**SET TASK**
Output only the lines from the start of the entries through the line holding "personal_afp = [None]". Each line must match the original exactly.

----------------

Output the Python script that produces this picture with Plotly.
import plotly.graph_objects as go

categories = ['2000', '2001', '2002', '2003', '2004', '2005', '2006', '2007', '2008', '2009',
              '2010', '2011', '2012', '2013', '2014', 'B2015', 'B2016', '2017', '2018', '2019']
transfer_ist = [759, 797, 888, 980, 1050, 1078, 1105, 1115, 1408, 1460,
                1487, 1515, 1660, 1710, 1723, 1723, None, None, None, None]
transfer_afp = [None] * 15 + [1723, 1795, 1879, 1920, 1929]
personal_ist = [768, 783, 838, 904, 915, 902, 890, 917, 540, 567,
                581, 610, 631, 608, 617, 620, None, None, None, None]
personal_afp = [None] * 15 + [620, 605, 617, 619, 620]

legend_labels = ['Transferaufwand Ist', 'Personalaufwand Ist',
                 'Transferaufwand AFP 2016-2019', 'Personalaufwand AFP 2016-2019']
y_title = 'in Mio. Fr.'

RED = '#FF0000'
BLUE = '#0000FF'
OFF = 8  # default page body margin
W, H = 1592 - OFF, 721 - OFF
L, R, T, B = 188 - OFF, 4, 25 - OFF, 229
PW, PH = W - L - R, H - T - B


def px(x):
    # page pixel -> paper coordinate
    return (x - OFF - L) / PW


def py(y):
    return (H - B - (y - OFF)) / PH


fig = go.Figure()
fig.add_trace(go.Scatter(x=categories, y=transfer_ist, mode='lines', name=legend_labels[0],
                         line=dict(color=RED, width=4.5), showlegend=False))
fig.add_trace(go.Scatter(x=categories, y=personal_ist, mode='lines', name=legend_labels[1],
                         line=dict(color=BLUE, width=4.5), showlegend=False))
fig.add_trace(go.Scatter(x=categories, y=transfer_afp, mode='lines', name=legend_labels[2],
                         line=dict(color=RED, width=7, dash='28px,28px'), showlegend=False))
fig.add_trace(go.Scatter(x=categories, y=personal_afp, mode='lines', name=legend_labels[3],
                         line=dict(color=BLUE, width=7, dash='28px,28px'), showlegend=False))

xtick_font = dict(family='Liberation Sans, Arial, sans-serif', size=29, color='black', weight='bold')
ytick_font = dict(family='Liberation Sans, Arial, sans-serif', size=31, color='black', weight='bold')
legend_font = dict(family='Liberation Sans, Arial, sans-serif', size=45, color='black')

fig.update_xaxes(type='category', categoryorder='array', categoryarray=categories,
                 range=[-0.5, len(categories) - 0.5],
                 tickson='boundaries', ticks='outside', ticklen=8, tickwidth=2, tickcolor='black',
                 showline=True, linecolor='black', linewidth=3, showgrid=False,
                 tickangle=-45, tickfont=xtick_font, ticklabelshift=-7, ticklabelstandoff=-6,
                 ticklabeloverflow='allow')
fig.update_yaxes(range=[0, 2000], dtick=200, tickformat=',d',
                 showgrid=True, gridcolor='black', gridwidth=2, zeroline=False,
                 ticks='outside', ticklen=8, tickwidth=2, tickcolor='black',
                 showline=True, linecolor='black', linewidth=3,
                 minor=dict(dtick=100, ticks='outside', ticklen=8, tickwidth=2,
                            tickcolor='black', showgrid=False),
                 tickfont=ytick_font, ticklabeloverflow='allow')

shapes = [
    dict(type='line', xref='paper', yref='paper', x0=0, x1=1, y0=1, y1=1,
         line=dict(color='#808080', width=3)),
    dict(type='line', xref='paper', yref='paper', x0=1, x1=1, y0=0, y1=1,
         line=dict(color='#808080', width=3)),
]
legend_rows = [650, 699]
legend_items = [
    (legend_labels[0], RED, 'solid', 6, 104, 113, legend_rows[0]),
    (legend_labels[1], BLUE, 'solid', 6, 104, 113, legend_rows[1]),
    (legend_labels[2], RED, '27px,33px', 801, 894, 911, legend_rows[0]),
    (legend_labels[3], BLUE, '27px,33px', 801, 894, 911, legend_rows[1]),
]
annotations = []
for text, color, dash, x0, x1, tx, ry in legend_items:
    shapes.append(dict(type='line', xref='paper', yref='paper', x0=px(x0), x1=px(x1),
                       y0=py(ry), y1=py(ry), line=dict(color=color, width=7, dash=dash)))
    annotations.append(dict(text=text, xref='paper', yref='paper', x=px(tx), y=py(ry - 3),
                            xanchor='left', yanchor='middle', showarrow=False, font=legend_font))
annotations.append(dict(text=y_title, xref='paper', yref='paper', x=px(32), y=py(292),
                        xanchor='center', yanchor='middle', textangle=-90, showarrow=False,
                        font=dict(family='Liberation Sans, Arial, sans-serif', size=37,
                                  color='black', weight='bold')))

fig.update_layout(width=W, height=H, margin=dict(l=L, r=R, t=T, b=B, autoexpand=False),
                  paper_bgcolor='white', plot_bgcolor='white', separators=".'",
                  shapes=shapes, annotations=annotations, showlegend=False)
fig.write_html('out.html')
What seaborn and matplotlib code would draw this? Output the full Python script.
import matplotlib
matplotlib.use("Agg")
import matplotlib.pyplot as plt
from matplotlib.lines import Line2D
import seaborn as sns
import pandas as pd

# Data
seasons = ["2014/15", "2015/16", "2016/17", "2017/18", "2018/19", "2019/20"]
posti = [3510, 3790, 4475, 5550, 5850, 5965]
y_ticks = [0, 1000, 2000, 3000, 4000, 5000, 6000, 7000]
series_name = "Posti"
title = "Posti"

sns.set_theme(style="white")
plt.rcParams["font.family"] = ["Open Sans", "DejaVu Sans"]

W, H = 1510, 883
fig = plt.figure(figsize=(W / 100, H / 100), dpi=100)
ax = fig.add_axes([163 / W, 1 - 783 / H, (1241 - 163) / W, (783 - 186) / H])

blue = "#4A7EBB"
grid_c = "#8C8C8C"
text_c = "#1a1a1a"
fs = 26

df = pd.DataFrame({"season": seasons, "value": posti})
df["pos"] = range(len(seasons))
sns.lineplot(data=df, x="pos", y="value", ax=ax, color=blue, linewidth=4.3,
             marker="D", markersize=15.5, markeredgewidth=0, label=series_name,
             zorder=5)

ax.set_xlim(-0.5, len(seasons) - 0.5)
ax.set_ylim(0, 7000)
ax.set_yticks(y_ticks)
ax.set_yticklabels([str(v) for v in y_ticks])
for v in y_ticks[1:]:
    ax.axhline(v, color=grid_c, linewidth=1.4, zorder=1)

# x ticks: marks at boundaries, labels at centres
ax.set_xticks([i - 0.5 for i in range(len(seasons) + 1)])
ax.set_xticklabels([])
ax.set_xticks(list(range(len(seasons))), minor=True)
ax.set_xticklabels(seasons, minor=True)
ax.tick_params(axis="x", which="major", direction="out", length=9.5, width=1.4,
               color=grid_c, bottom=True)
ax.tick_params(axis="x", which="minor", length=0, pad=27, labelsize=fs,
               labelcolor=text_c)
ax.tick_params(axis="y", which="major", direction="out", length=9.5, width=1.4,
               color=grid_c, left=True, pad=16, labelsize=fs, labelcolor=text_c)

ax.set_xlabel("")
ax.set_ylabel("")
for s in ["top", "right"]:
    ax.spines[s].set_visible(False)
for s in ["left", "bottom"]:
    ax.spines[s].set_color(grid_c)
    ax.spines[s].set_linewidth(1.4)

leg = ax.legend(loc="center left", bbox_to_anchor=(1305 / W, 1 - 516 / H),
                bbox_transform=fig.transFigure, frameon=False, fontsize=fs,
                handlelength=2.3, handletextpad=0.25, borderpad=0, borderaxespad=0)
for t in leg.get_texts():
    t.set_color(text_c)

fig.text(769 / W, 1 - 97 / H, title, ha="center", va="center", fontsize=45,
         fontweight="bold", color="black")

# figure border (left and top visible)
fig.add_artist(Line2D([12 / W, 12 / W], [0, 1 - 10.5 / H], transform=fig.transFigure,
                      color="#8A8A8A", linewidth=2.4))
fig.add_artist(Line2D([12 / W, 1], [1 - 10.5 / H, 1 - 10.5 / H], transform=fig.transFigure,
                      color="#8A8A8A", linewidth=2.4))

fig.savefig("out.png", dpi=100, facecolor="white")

----------------

**RESPONSE FOR THIS EXERCISE**
Output the Python script that produces this picture with Plotly.
import plotly.graph_objects as go

categories = ['2000', '2001', '2002', '2003', '2004', '2005', '2006', '2007', '2008', '2009',
              '2010', '2011', '2012', '2013', '2014', 'B2015', 'B2016', '2017', '2018', '2019']
transfer_ist = [759, 797, 888, 980, 1050, 1078, 1105, 1115, 1408, 1460,
                1487, 1515, 1660, 1710, 1723, 1723, None, None, None, None]
transfer_afp = [None] * 15 + [1723, 1795, 1879, 1920, 1929]
personal_ist = [768, 783, 838, 904, 915, 902, 890, 917, 540, 567,
                581, 610, 631, 608, 617, 620, None, None, None, None]
personal_afp = [None] * 15 + [620, 605, 617, 619, 620]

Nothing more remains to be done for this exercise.